The Tenth Circuit affirmed Tome's conviction, and the Supreme Court granted certiorari.

==Opinion of the Court==
===Majority opinion===
Justice Kennedy, joined by Justices Stevens, Scalia, Souter, and Ginsburg, delivered the opinion for a majority of the court except for Part II-B, a plurality where Justice Kennedy was joined by Justices Stevens, Souter, and Ginsburg. The Court noted that not all prior consistent statements by a witness were excluded from the bar against hearsay evidence. The text of FRE 801(d)(1)(B) accorded not hearsay status only to prior consistent statements by a testifying witness used to rebut a charge of recent fabrication. The Court reasoned that to properly rebut a charge of fabrication, a prior consistent statement would need to have predated the motive to fabricate. Otherwise prior consistent statements would be admissible to rebut other forms of impeachment, and this would ignore the common law temporal requirement that the Advisory Committee Note said was adopted by the rule.

The Court found this approach consistent with the Federal Rules' liberal approach to admissibility, and rejected the Government's advocacy for a general balancing test for hearsay.

In the present case, the purported motivation to fabricate arose when A.T. was put in her father's custody in 1988, before the prior consistent statements in 1990. Finding that the statements from the other witnesses should not have been admissible under FRE 801(d)(1)(B), the Court reversed Tome's conviction and remanded the case.

===Plurality opinion===
Part II-B represented only a plurality of Justices, and discussed how the Advisory Committee notes for the Federal Rules supported the holding.

===Justice Scalia's concurrence===
Justice Scalia, who joined in the judgment of the Court and Kennedy's opinion except for Part II-B, wrote separately to emphasize that the Advisory Committee Notes should not be relied upon when interpreting the Federal Rules of Evidence.

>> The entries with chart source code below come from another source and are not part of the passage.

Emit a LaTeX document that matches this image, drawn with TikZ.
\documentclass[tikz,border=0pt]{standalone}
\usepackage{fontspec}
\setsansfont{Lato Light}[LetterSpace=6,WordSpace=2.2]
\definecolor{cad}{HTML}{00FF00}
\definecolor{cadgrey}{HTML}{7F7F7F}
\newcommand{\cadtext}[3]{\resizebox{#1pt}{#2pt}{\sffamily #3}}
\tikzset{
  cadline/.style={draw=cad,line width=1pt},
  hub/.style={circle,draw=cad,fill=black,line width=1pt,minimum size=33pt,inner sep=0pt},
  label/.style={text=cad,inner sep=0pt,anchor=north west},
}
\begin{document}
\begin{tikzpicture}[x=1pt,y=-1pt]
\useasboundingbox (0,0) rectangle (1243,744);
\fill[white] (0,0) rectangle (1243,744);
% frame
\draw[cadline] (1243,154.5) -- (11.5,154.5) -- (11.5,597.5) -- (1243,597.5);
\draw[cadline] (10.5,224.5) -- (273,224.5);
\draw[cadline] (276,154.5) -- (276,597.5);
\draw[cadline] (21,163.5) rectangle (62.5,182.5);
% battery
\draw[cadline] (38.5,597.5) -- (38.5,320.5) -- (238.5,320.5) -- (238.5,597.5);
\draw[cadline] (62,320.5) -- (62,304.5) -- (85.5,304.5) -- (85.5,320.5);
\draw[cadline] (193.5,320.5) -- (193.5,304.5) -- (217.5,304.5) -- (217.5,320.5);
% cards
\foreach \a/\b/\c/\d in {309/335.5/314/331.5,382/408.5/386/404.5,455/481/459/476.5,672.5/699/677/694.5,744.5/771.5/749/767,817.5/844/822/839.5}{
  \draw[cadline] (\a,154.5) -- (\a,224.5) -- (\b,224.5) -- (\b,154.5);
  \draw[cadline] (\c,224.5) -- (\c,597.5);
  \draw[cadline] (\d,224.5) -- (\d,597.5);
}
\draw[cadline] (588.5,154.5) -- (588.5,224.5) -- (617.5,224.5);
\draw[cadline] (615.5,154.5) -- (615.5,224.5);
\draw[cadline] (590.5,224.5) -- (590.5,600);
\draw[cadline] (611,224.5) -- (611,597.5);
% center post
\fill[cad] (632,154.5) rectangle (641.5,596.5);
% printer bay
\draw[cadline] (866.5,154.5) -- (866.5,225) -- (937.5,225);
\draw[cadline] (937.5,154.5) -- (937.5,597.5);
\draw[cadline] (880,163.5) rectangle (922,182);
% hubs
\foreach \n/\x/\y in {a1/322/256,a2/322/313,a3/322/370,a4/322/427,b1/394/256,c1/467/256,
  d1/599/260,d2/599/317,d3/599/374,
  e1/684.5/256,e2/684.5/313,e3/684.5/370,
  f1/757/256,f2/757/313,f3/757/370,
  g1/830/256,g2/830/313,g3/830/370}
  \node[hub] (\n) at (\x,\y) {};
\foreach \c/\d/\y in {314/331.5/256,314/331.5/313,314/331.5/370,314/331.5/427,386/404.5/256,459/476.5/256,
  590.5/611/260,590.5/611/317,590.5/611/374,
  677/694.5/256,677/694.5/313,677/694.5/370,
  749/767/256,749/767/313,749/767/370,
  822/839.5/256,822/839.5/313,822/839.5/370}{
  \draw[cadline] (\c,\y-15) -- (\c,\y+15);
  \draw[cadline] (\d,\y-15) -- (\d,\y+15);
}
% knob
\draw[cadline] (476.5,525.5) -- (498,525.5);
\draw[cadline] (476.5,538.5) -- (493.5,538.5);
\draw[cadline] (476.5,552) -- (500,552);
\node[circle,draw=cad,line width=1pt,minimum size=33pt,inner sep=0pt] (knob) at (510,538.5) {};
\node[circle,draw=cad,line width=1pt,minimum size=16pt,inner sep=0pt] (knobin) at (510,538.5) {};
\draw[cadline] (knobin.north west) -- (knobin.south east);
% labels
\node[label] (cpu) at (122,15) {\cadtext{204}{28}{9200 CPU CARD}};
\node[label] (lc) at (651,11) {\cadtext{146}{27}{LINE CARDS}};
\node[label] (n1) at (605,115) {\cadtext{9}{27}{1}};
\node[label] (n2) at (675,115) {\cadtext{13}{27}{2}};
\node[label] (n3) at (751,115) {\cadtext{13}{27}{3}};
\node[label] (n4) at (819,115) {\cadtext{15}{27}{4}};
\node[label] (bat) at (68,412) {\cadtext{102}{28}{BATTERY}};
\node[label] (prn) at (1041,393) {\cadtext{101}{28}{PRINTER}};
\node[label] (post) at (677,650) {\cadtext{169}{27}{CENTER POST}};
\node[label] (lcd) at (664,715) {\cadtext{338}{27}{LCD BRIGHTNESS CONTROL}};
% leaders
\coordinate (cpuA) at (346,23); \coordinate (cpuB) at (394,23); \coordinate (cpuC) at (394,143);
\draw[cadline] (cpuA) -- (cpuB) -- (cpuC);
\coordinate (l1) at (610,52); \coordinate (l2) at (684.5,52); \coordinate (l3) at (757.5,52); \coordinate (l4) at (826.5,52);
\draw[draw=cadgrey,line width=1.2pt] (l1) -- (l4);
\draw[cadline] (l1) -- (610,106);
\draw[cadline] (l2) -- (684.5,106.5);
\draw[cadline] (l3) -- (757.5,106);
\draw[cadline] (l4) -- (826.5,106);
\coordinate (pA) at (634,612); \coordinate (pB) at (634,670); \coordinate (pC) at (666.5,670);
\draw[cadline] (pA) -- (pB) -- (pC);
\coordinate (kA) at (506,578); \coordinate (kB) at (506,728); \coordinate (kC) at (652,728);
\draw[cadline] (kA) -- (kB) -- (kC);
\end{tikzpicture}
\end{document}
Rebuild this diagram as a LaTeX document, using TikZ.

===Justice Breyer's dissent===
In a dissent joined by Chief Justice Rehnquist, Justice O'Connor, and Justice Thomas, Justice Breyer characterized the case as one about relevance and not hearsay. Breyer argued that the timing of the alleged motive to fabricate should go to the probative force of the testimony, not its reliability. Breyer thought that a post-motive consistent statement could be admitted to rebut a charge of fabrication, but that the probative force of the statement would simply be diminished. Breyer argued that FRE 801(d)(1)(B) could simply be a recognition that juries can have difficulty in separating the impeaching and substantive uses of hearsay statements, and so the rule declared as not hearsay prior consistent statements used to rebut charges of fabrication. In that sense, the usefulness of the Rule did not rest on the majority's timing requirement.

==Subsequent history==
On remand, the Tenth Circuit found that some of the hearsay admitted in the original trial was admitted erroneously under the standard enunciated by the Supreme Court. Finding that the error was not harmless, the Tenth Circuit reversed and remanded the case.

==Impact==
As an interpretation of the Federal Rules of Evidence, Tome is not binding on state courts. In states including Montana and Nebraska, courts have held that a statement fulfilling the premotive requirement of Tome are admissible as both impeachment and substantive evidence.

Other states including Colorado and the First Circuit have held that prior consistent statements that do not fulfill the premotive requirement of Tome may still be admitted for rehabilitative purposes.